Stephen F. Austin State University

John Fletcher Cotten and the Oilfield Cemetery (August 2011)

John Fletcher Cotten and the Oilfield Cemetery
By Renee Hart Wells

A graveyard with an ancient cedar tree marks the location of an abandoned community in the old Saratoga oilfield. Located south of Hwy. 770 on Cotten Road, this is the resting place of the first Anglo family in the area- Elizabeth Granberry Hart Cotten, 1828-1889, and John Fletcher Cotten, 1819-1907.
It was John Fletcher Cotten who tracked his muddy, tar-covered hogs through the woods to their oily wallow in 1860. There he found the medicinal springs and oil seeps known to the Indians of the Big Thicket. Cotten excitedly filed claim on 160 acres, cleared trees, built a small, rustic cabin and brought his wife Elizabeth and their eight children to the new home.
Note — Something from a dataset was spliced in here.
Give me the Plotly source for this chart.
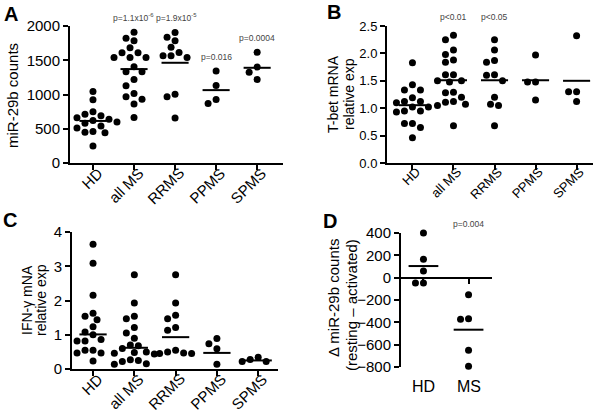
import numpy as np
import plotly.graph_objects as go

W, H = 601, 418
FONT = "Liberation Sans, Arial, Helvetica, sans-serif"

# ---------------- data ----------------
groups5 = ["HD", "all MS", "RRMS", "PPMS", "SPMS"]
groupsD = ["HD", "MS"]

A_HD = [1045, 925, 750, 710, 690, 660, 640, 620, 600, 600, 580, 540, 510, 460, 450, 440, 250]
A_allMS = [1908, 1820, 1785, 1682, 1609, 1609, 1539, 1539, 1539, 1404, 1331, 1331, 1220, 1126, 1015, 966, 932, 863, 664]
A_RRMS = [1905, 1837, 1785, 1688, 1614, 1565, 1565, 1541, 1005, 966, 658]
A_PPMS = [1342, 1132, 928, 869]
A_SPMS = [1615, 1400, 1323, 1220]
A_center = [614, 1371, 1463, 1064, 1390]

B_HD = [1.83, 1.43, 1.33, 1.33, 1.19, 1.12, 1.12, 1.10, 1.02, 1.02, 0.95, 0.95, 0.93, 0.72, 0.72, 0.65, 0.46]
B_allMS = [2.33, 2.25, 2.06, 1.98, 1.88, 1.84, 1.61, 1.61, 1.50, 1.48, 1.50, 1.29, 1.28, 1.20, 1.12, 1.11, 1.07, 1.05, 0.68]
B_RRMS = [2.25, 2.06, 1.87, 1.84, 1.61, 1.60, 1.50, 1.20, 1.07, 1.05, 0.68]
B_PPMS = [1.97, 1.48, 1.48, 1.15]
B_SPMS = [2.32, 1.30, 1.30, 1.12]
B_center = [1.055, 1.51, 1.51, 1.51, 1.50]

C_HD = [3.64, 3.09, 2.15, 1.63, 1.54, 1.44, 1.23, 1.08, 1.00, 0.86, 0.82, 0.82, 0.55, 0.55, 0.47, 0.47, 0.23]
C_allMS = [2.75, 1.93, 1.54, 1.47, 1.21, 1.05, 0.90, 0.70, 0.68, 0.60, 0.50, 0.48, 0.46, 0.44, 0.27, 0.25, 0.22, 0.15, 0.14]
C_RRMS = [2.75, 1.93, 1.57, 1.47, 1.21, 1.13, 0.55, 0.50, 0.47, 0.45, 0.45]
C_PPMS = [0.89, 0.74, 0.59, 0.14]
C_SPMS = [0.22, 0.34, 0.22, 0.28]
C_center = [1.01, 0.62, 0.93, 0.47, 0.25]

D_HD = [400, 164, 60, -48, -48]
D_MS = [-152, -373, -367, -651, -794]
D_center = [104, -466]

A_ticks = [0, 500, 1000, 1500, 2000]
B_ticks = [0.0, 0.5, 1.0, 1.5, 2.0, 2.5]
C_ticks = [0, 1, 2, 3, 4]
D_ticks = [-800, -600, -400, -200, 0, 200, 400]

# ---------------- layout geometry (pixels) ----------------
panels = {
    # name: (x0px, x1px, ytop_px, ybot_px, xrange, yrange, tick font size)
    "A": (70, 283, 26, 163, [-0.56, 4.63], [0, 2000], 15),
    "B": (387, 593, 26, 163, [-0.62, 4.40], [0, 2.5], 13),
    "C": (72, 278, 232, 369, [-0.51, 4.48], [0, 4], 15),
    "D": (400, 492, 233, 367, [-0.52, 1.52], [-800, 400], 15),
}


def swarm(vals, ppu_x, ppu_y, d=7.6, step=4.0):
    vals = np.asarray(vals, float)
    order = np.argsort(-vals, kind="stable")
    placed = []
    off = np.zeros(len(vals))
    cands = [0.0]
    for k in range(1, 8):
        cands += [-k * step, k * step]
    for i in order:
        y = vals[i] * ppu_y
        for c in cands:
            if all((c - px) ** 2 + (y - py) ** 2 >= d * d for px, py in placed):
                break
        placed.append((c, y))
        off[i] = c / ppu_x
    return off


fig = go.Figure()
axis_ids = {"A": ("x", "y"), "B": ("x2", "y2"), "C": ("x3", "y3"), "D": ("x4", "y4")}
layout_axes = {}
ann = []

data_sets = {
    "A": ([A_HD, A_allMS, A_RRMS, A_PPMS, A_SPMS], A_center, groups5, A_ticks, None),
    "B": ([B_HD, B_allMS, B_RRMS, B_PPMS, B_SPMS], B_center, groups5, B_ticks, ".1f"),
    "C": ([C_HD, C_allMS, C_RRMS, C_PPMS, C_SPMS], C_center, groups5, C_ticks, None),
    "D": ([D_HD, D_MS], D_center, groupsD, D_ticks, None),
}

for name, (x0, x1, yt, yb, xr, yr, fs) in panels.items():
    xa, ya = axis_ids[name]
    series, centers, cats, yticks, fmt = data_sets[name]
    ppu_x = (x1 - x0) / (xr[1] - xr[0])
    ppu_y = (yb - yt) / (yr[1] - yr[0])
    for gi, vals in enumerate(series):
        off = swarm(vals, ppu_x, ppu_y)
        fig.add_trace(go.Scatter(
            x=gi + off, y=vals, mode="markers", xaxis=xa, yaxis=ya,
            marker=dict(size=7, color="black", line=dict(width=0)),
            cliponaxis=False, showlegend=False, hoverinfo="skip"))
        fig.add_trace(go.Scatter(
            x=[gi - 0.33, gi + 0.33], y=[centers[gi], centers[gi]], mode="lines",
            xaxis=xa, yaxis=ya, line=dict(color="black", width=2),
            cliponaxis=False, showlegend=False, hoverinfo="skip"))

    xkey = "xaxis" if xa == "x" else "xaxis" + xa[1:]
    ykey = "yaxis" if ya == "y" else "yaxis" + ya[1:]
    dom_x = [x0 / W, x1 / W]
    dom_y = [1 - yb / H, 1 - yt / H]
    if name != "D":
        layout_axes[xkey] = dict(
            domain=dom_x, range=xr, anchor=ya, showgrid=False, zeroline=False,
            showline=True, linecolor="black", linewidth=2,
            ticks="outside", ticklen=5, tickwidth=2, tickcolor="black",
            tickvals=list(range(len(cats))), showticklabels=False)
        # rotated category labels (end of text near the tick)
        for gi, c in enumerate(cats):
            ann.append(dict(text=c, x=gi, y=dom_y[0], xref=xa, yref="paper",
                            xanchor="right", yanchor="top", xshift=round(14 * fs / 15),
                            yshift=0, textangle=-45, showarrow=False, borderpad=0,
                            font=dict(family=FONT, size=fs, color="black")))
    else:
        # x axis drawn through y = 0
        zero_pos = dom_y[0] + (0 - yr[0]) / (yr[1] - yr[0]) * (dom_y[1] - dom_y[0])
        layout_axes[xkey] = dict(
            domain=dom_x, range=xr, anchor="free", position=zero_pos,
            showgrid=False, zeroline=False,
            showline=True, linecolor="black", linewidth=2,
            ticks="outside", ticklen=5, tickwidth=2, tickcolor="black",
            tickvals=list(range(len(cats))), showticklabels=False)
        for gi, c in enumerate(cats):
            ann.append(dict(text=c, x=gi, y=1 - 386 / H, xref=xa, yref="paper",
                            xanchor="center", yanchor="middle", showarrow=False,
                            font=dict(family=FONT, size=16, color="black")))
    layout_axes[ykey] = dict(
        domain=dom_y, range=yr, anchor=xa if name != "D" else "free",
        position=x0 / W, showgrid=False, zeroline=False,
        showline=True, linecolor="black", linewidth=2,
        ticks="outside", ticklen=5, tickwidth=2, tickcolor="black",
        tickvals=yticks, tickformat=fmt,
        tickfont=dict(family=FONT, size=fs, color="black"))


def px_ann(text, x, y, size, bold=False, angle=0, color="black"):
    ann.append(dict(text=("<b>%s</b>" % text) if bold else text, x=x / W, y=1 - y / H,
                    xref="paper", yref="paper", showarrow=False, textangle=angle,
                    xanchor="center", yanchor="middle",
                    font=dict(family=FONT, size=size, color=color)))


# panel letters
px_ann("A", 11, 14, 20, bold=True)
px_ann("B", 334, 12, 20, bold=True)
px_ann("C", 10, 220, 20, bold=True)
px_ann("D", 330, 221, 20, bold=True)

# axis titles (one annotation per line)
px_ann("miR-29b counts", 13, 96, 15, angle=-90)
px_ann("T-bet mRNA", 333, 94, 14, angle=-90)
px_ann("relative exp", 349, 94, 14, angle=-90)
px_ann("IFN-γ mNA", 27, 300, 14, angle=-90)
px_ann("relative exp", 41, 300, 14, angle=-90)
px_ann("Δ miR-29b counts", 333, 298, 15, angle=-90)
px_ann("(resting – activated)", 351, 305, 15, angle=-90)


def p_ann(text, xref, xcat, ypx, xshift=0):
    ann.append(dict(text=text, x=xcat, y=1 - ypx / H, xref=xref, yref="paper",
                    showarrow=False, xanchor="center", yanchor="middle", xshift=xshift,
                    font=dict(family=FONT, size=8.5, color="#444")))


p_ann("p=1.1x10<sup>-6</sup>", "x", 1, 17, -1)
p_ann("p=1.9x10<sup>-5</sup>", "x", 2, 17, 1)
p_ann("p=0.016", "x", 3, 57)
p_ann("p=0.0004", "x", 4, 38)
p_ann("p<0.01", "x2", 1, 17)
p_ann("p<0.05", "x2", 2, 17)
p_ann("p=0.004", "x4", 1, 224)

fig.update_layout(
    width=W, height=H, margin=dict(l=0, r=0, t=0, b=0, autoexpand=False),
    paper_bgcolor="white", plot_bgcolor="white",
    annotations=ann, showlegend=False, **layout_axes)

fig.write_html("out.html", config={"displayModeBar": False},
               post_script="document.body.style.margin='0';document.body.style.padding='0';")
Their daughter Theodosia later told of terrifying nights at that little cabin with the wild animals howling nearby.
Still following his dream, John Fletcher Cotten and a partner attempted to "pound in" an oil well on the family farm in the 1860s, using a mule and a heavy suspended weight. Although traces of oil and gas were found, the primitive equipment did not allow them to go deep enough to bring in the well, and Cotten gave up on the attempt.
Two of Elizabeth Cotten's sisters and their spouses--Mary Almira and Tom Jordan and Nancy and Richard Teel-made their homes nearby. Also, Epsye Hart, widow of Elizabeth's brother, joined them. Soon other families arrived to form a growing community. They built a school in 1870, which served as a church on Sunday, and started the cemetery at the western edge of the John F. Cotten Survey. Called J.F. Cotton or Jordan cemetery in the early days, by the 1890s the graveyard was known as Saratoga Cemetery since the area with its "soda springs" had been named for the resort in New York.
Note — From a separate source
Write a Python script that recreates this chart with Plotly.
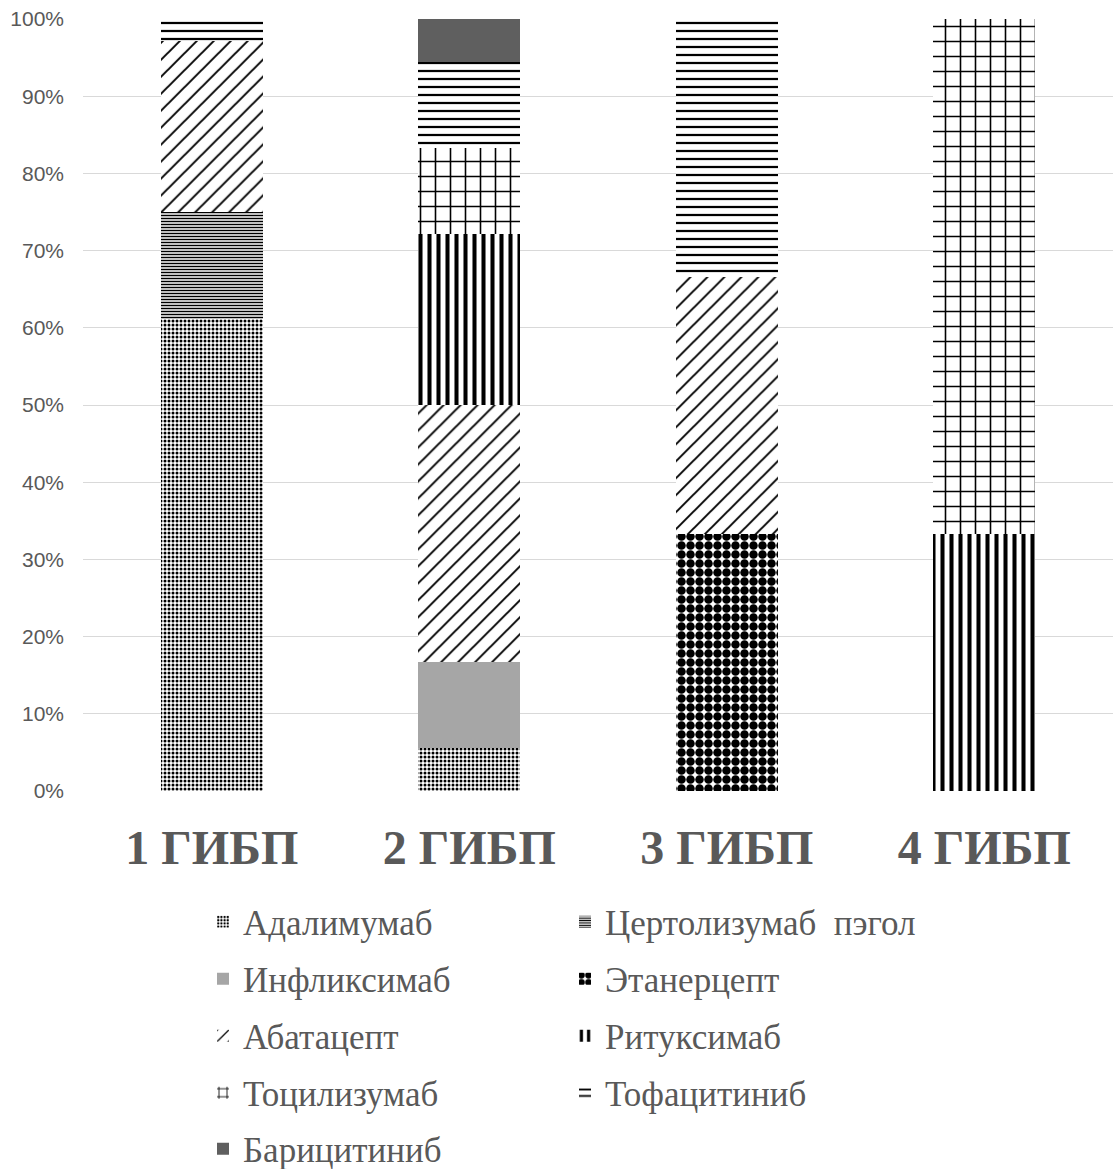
import plotly.graph_objects as go

# Share of patients by biologic, for each line of therapy (percent)
categories = ["1 ГИБП", "2 ГИБП", "3 ГИБП", "4 ГИБП"]

adalimumab = [61.1, 5.6, 0, 0]
certolizumab = [13.9, 0, 0, 0]
infliximab = [0, 11.1, 0, 0]
etanercept = [0, 0, 33.3, 0]
abatacept = [22.2, 33.3, 33.3, 0]
rituximab = [0, 22.2, 0, 33.3]
tocilizumab = [0, 11.1, 0, 66.7]
tofacitinib = [2.8, 11.1, 33.4, 0]
baricitinib = [0, 5.6, 0, 0]

series_names = [
    "Адалимумаб", "Цертолизумаб  пэгол", "Инфликсимаб", "Этанерцепт",
    "Абатацепт", "Ритуксимаб", "Тоцилизумаб", "Тофацитиниб", "Барицитиниб",
]
series_values = [
    adalimumab, certolizumab, infliximab, etanercept,
    abatacept, rituximab, tocilizumab, tofacitinib, baricitinib,
]

# fill style per series: (solid colour, pattern shape, pattern size, solidity)
styles = [
    ("white", ".", 4, 0.45),
    ("white", "-", 3, 0.5),
    ("#a6a6a6", "", 8, 0.3),
    ("white", ".", 9, 0.7),
    ("white", "/", 12, 0.16),
    ("white", "|", 9, 0.45),
    ("white", "+", 15, 0.2),
    ("white", "-", 8, 0.28),
    ("#5f5f5f", "", 8, 0.3),
]

W, H = 1113, 1169
ML, MR, MT, MB = 83, 0, 19, 378
PW, PH = W - ML - MR, H - MT - MB

def px_x(x):
    return (x - ML) / PW

def px_y(y):
    return (H - MB - y) / PH

# legend grid (two columns, five rows)
col_left = [203, 565]
row_mid = [922, 979, 1036, 1093, 1149]

fig = go.Figure()
legend_layouts = {}
for i, (name, vals, st) in enumerate(zip(series_names, series_values, styles)):
    color, shape, size, solidity = st
    lg = "legend" if i == 0 else f"legend{i + 1}"
    marker = dict(color=color, line=dict(width=0))
    if shape:
        marker["pattern"] = dict(shape=shape, size=size, solidity=solidity,
                                 fgcolor="black", bgcolor="white", fillmode="replace")
    fig.add_trace(go.Bar(x=categories, y=vals, name=name, marker=marker,
                         width=0.396, legend=lg))
    r, c = divmod(i, 2)
    legend_layouts[lg] = dict(
        x=px_x(col_left[c]), y=px_y(row_mid[r]), xanchor="left", yanchor="middle",
        orientation="h", itemwidth=30, bgcolor="rgba(0,0,0,0)",
        font=dict(family="Liberation Serif", size=35, color="#595959"),
    )

fig.update_layout(
    width=W, height=H,
    margin=dict(l=ML, r=MR, t=MT, b=MB, autoexpand=False),
    barmode="stack",
    plot_bgcolor="white", paper_bgcolor="white",
    showlegend=True,
    **legend_layouts,
)
fig.update_yaxes(
    range=[0, 100], dtick=10, ticksuffix="%",
    showgrid=True, gridcolor="#d9d9d9", gridwidth=1,
    zeroline=False, showline=False, ticks="",
    ticklabelstandoff=18,
    tickfont=dict(family="Liberation Sans", size=21, color="#595959"),
)
fig.update_xaxes(
    showline=False, ticks="", ticklabelstandoff=24,
    tickfont=dict(family="Liberation Serif", size=48, color="#595959", weight="bold"),
)

fig.write_html("out.html")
Cotten and others attempted to profit from these nearby springs by building campsites and a resort hotel, but wildcatters, drilling in the area after the gushers of oil at Spindletop, ended the resort business and started the Saratoga oil boom in 1901. Wooden derricks and tanks soon were almost as numerous as the trees had been 40 years before and quickly surrounded the farms, the little church, and the graveyard.
Many of the families moved out of the oilfield to "town" and the church and school also were moved to the new Saratoga townsite a short distance away. However, a number of people continued to bury their dead in the old graveyard, and when asked where a family member was to be buried, often now the reply was "down in the oilfield," thus the name, Oilfield Cemetery.
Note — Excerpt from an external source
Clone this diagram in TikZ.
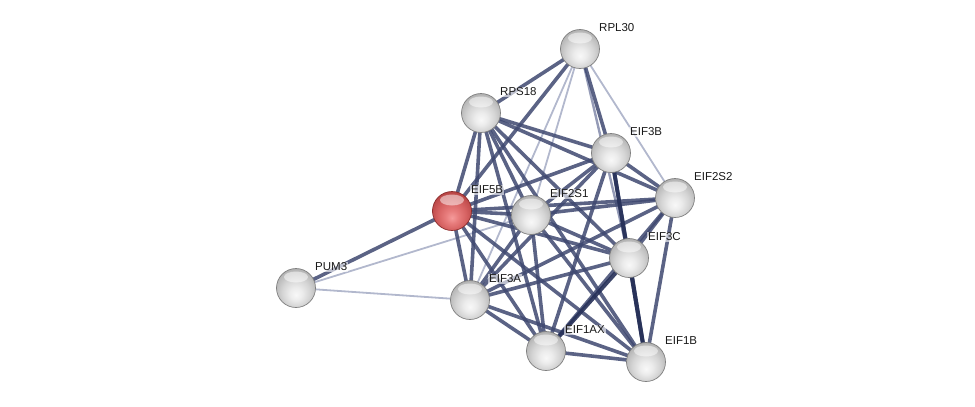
\documentclass[tikz,border=0pt]{standalone}
\usepackage{fontspec}
\setmainfont{Liberation Sans}
\usetikzlibrary{calc}
\pgfdeclarelayer{edgelayer}
\pgfsetlayers{edgelayer,main}
\definecolor{edgedark}{RGB}{62,72,112}
\definecolor{edgedarkest}{RGB}{38,48,88}
\definecolor{edgemid}{RGB}{130,138,170}
\definecolor{edgelight}{RGB}{170,176,200}
\definecolor{gs0}{RGB}{248,248,248}
\definecolor{gs1}{RGB}{236,236,236}
\definecolor{gs2}{RGB}{212,212,212}
\definecolor{gs3}{RGB}{180,180,180}
\definecolor{gs4}{RGB}{140,140,140}
\definecolor{rs0}{RGB}{245,155,155}
\definecolor{rs1}{RGB}{232,125,125}
\definecolor{rs2}{RGB}{214,98,98}
\definecolor{rs3}{RGB}{186,70,70}
\definecolor{rs4}{RGB}{140,45,45}
\pgfdeclareradialshading{greysphere}{\pgfpoint{0bp}{-9bp}}{color(0bp)=(gs0); color(8bp)=(gs1); color(18bp)=(gs2); color(28bp)=(gs3); color(35bp)=(gs4); color(50bp)=(gs4)}
\pgfdeclareradialshading{redsphere}{\pgfpoint{0bp}{-9bp}}{color(0bp)=(rs0); color(8bp)=(rs1); color(18bp)=(rs2); color(28bp)=(rs3); color(35bp)=(rs4); color(50bp)=(rs4)}
\tikzset{
  protein/.style={circle, minimum size=39pt, inner sep=0pt, shading=greysphere, draw=black!50, line width=0.7pt,
    path picture={\fill[white, fill opacity=0.5] ([yshift=11pt]path picture bounding box.center) ellipse [x radius=12pt, y radius=5.5pt];}},
  query/.style={protein, shading=redsphere, draw=rs4},
  lbl/.style={anchor=west, font=\fontsize{11.5}{12}\selectfont, text=black!90, fill=white, fill opacity=0.6, text opacity=1, inner sep=1pt},
  ed/.style={draw=edgedark, line width=3.6pt, draw opacity=0.85},
  edd/.style={draw=edgedarkest, line width=4pt, draw opacity=0.9},
  em/.style={draw=edgemid, line width=2.4pt, draw opacity=0.85},
  el/.style={draw=edgelight, line width=1.8pt, draw opacity=0.9},
}
\begin{document}
\begin{tikzpicture}[x=1pt, y=-1pt]
\useasboundingbox (0,0) rectangle (975,407);
% nodes
\node[protein] (RPL30)  at (580,49)  {};
\node[protein] (RPS18)  at (481,113) {};
\node[protein] (EIF3B)  at (611,153) {};
\node[protein] (EIF2S2) at (675,198) {};
\node[query]   (EIF5B)  at (452,211) {};
\node[protein] (EIF2S1) at (531,215) {};
\node[protein] (EIF3C)  at (629,258) {};
\node[protein] (PUM3)   at (296,288) {};
\node[protein] (EIF3A)  at (470,300) {};
\node[protein] (EIF1AX) at (546,351) {};
\node[protein] (EIF1B)  at (646,362) {};
% labels
\foreach \n in {RPL30,RPS18,EIF3B,EIF2S2,EIF5B,EIF2S1,EIF3C,PUM3,EIF3A,EIF1AX,EIF1B}
  \node[lbl] (l\n) at ([shift={(18,-21)}]\n.center) {\n};
% edges
\begin{pgfonlayer}{edgelayer}
\foreach \a/\b in {RPL30/EIF2S2, RPL30/EIF2S1, RPL30/EIF3A, PUM3/EIF3A, PUM3/EIF2S1}
  \draw[el] (\a.center) -- (\b.center);
\draw[em] (RPL30.center) -- (EIF3C.center);
\foreach \a/\b in {RPL30/RPS18, RPL30/EIF5B, RPL30/EIF3B,
  RPS18/EIF5B, RPS18/EIF2S1, RPS18/EIF3A, RPS18/EIF1AX, RPS18/EIF1B, RPS18/EIF3B, RPS18/EIF2S2, RPS18/EIF3C,
  EIF5B/EIF3B, EIF5B/EIF2S2, EIF5B/EIF2S1, EIF5B/EIF3C, EIF5B/EIF3A, EIF5B/EIF1AX, EIF5B/EIF1B, EIF5B/PUM3,
  EIF3B/EIF2S2, EIF3B/EIF2S1, EIF3B/EIF3C, EIF3B/EIF3A, EIF3B/EIF1AX,
  EIF2S2/EIF2S1, EIF2S2/EIF3C, EIF2S2/EIF3A, EIF2S2/EIF1AX, EIF2S2/EIF1B,
  EIF2S1/EIF3C, EIF2S1/EIF3A, EIF2S1/EIF1AX, EIF2S1/EIF1B,
  EIF3C/EIF3A, EIF3A/EIF1AX, EIF3A/EIF1B, EIF1AX/EIF1B}
  \draw[ed] (\a.center) -- (\b.center);
\foreach \a/\b in {EIF3B/EIF1B, EIF3C/EIF1B, EIF3C/EIF1AX}
  \draw[edd] (\a.center) -- (\b.center);
\end{pgfonlayer}
\end{tikzpicture}
\end{document}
With the decline in oil production years ago, the cedar tree in the cemetery has been joined by pines, oaks, and even a sycamore, possibly an offspring from one of the old farms. The cemetery is neatly kept and new markers join the beautiful old tombstones with their faded inscriptions and biblical motifs. Nevertheless, in close proximity today, renewed signs of the oil industry surround the graveyard, giving hopeful signs of prosperity around the old Oilfield Cemetery.